■ Data provided:
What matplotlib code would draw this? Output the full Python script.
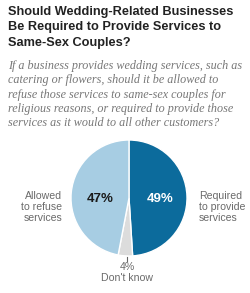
import matplotlib
matplotlib.use("Agg")
from matplotlib import pyplot as plt

# Dados da pesquisa
categorias = ["Required\nto provide\nservices", "Don't know", "Allowed\nto refuse\nservices"]
valores = [49, 4, 47]
cores = ["#0c6b9c", "#dcdcdc", "#a7cde3"]

titulo = "Should Wedding-Related Businesses\nBe Required to Provide Services to\nSame-Sex Couples?"
subtitulo = ("If a business provides wedding services, such as\n"
             "catering or flowers, should it be allowed to\n"
             "refuse those services to same-sex couples for\n"
             "religious reasons, or required to provide those\n"
             "services as it would to all other customers?")

W, H = 250, 293
fig = plt.figure(figsize=(W / 100, H / 100), dpi=100)
fig.patch.set_facecolor("white")

fig.text(8 / W, 1 - 5.5 / H, titulo, ha="left", va="top", fontsize=9.2,
         fontweight="bold", family="Liberation Sans", color="#222222", linespacing=1.42)
fig.text(8 / W, 1 - 60 / H, subtitulo, ha="left", va="top", fontsize=8.75,
         style="italic", family="Liberation Serif", color="#777777", linespacing=1.26)

# Pizza
cx, cy, r = 129, 198, 58
ax = fig.add_axes([(cx - r) / W, 1 - (cy + r) / H, 2 * r / W, 2 * r / H])
ax.pie(valores, colors=cores, startangle=90, counterclock=False,
       wedgeprops=dict(edgecolor="white", linewidth=1.0))
ax.set_xlim(-1, 1)
ax.set_ylim(-1, 1)
ax.set_aspect("equal")
ax.axis("off")

fig.text(100 / W, 1 - 199 / H, "47%", ha="center", va="center", fontsize=9.5,
         fontweight="bold", family="Liberation Sans", color="#1a1a1a")
fig.text(160 / W, 1 - 199 / H, "49%", ha="center", va="center", fontsize=9.5,
         fontweight="bold", family="Liberation Sans", color="white")

fig.text(62 / W, 1 - 207 / H, categorias[2], ha="right", va="center", fontsize=7.6,
         family="Liberation Sans", color="#6a6a6a", linespacing=1.1)
fig.text(199 / W, 1 - 207 / H, categorias[0], ha="left", va="center", fontsize=7.6,
         family="Liberation Sans", color="#6a6a6a", linespacing=1.1)

fig.add_artist(plt.Line2D([127 / W, 127 / W], [1 - 257 / H, 1 - 261 / H], color="#666666", lw=0.8))
fig.text(127 / W, 1 - 267 / H, f"{valores[1]}%", ha="center", va="center", fontsize=7.6,
         family="Liberation Sans", color="#6a6a6a")
fig.text(127 / W, 1 - 278 / H, categorias[1], ha="center", va="center", fontsize=7.6,
         family="Liberation Sans", color="#6a6a6a")

fig.savefig("out.png", dpi=100, facecolor="white")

■ Directive:
Exactly as written, return every line of the listing, but not the pictures.

■ Answer in full:
What matplotlib code would draw this? Output the full Python script.
import matplotlib
matplotlib.use("Agg")
from matplotlib import pyplot as plt

# Dados da pesquisa
categorias = ["Required\nto provide\nservices", "Don't know", "Allowed\nto refuse\nservices"]
valores = [49, 4, 47]
cores = ["#0c6b9c", "#dcdcdc", "#a7cde3"]

titulo = "Should Wedding-Related Businesses\nBe Required to Provide Services to\nSame-Sex Couples?"
subtitulo = ("If a business provides wedding services, such as\n"
             "catering or flowers, should it be allowed to\n"
             "refuse those services to same-sex couples for\n"
             "religious reasons, or required to provide those\n"
             "services as it would to all other customers?")

W, H = 250, 293
fig = plt.figure(figsize=(W / 100, H / 100), dpi=100)
fig.patch.set_facecolor("white")

fig.text(8 / W, 1 - 5.5 / H, titulo, ha="left", va="top", fontsize=9.2,
         fontweight="bold", family="Liberation Sans", color="#222222", linespacing=1.42)
fig.text(8 / W, 1 - 60 / H, subtitulo, ha="left", va="top", fontsize=8.75,
         style="italic", family="Liberation Serif", color="#777777", linespacing=1.26)

# Pizza
cx, cy, r = 129, 198, 58
ax = fig.add_axes([(cx - r) / W, 1 - (cy + r) / H, 2 * r / W, 2 * r / H])
ax.pie(valores, colors=cores, startangle=90, counterclock=False,
       wedgeprops=dict(edgecolor="white", linewidth=1.0))
ax.set_xlim(-1, 1)
ax.set_ylim(-1, 1)
ax.set_aspect("equal")
ax.axis("off")

fig.text(100 / W, 1 - 199 / H, "47%", ha="center", va="center", fontsize=9.5,
         fontweight="bold", family="Liberation Sans", color="#1a1a1a")
fig.text(160 / W, 1 - 199 / H, "49%", ha="center", va="center", fontsize=9.5,
         fontweight="bold", family="Liberation Sans", color="white")

fig.text(62 / W, 1 - 207 / H, categorias[2], ha="right", va="center", fontsize=7.6,
         family="Liberation Sans", color="#6a6a6a", linespacing=1.1)
fig.text(199 / W, 1 - 207 / H, categorias[0], ha="left", va="center", fontsize=7.6,
         family="Liberation Sans", color="#6a6a6a", linespacing=1.1)

fig.add_artist(plt.Line2D([127 / W, 127 / W], [1 - 257 / H, 1 - 261 / H], color="#666666", lw=0.8))
fig.text(127 / W, 1 - 267 / H, f"{valores[1]}%", ha="center", va="center", fontsize=7.6,
         family="Liberation Sans", color="#6a6a6a")
fig.text(127 / W, 1 - 278 / H, categorias[1], ha="center", va="center", fontsize=7.6,
         family="Liberation Sans", color="#6a6a6a")

fig.savefig("out.png", dpi=100, facecolor="white")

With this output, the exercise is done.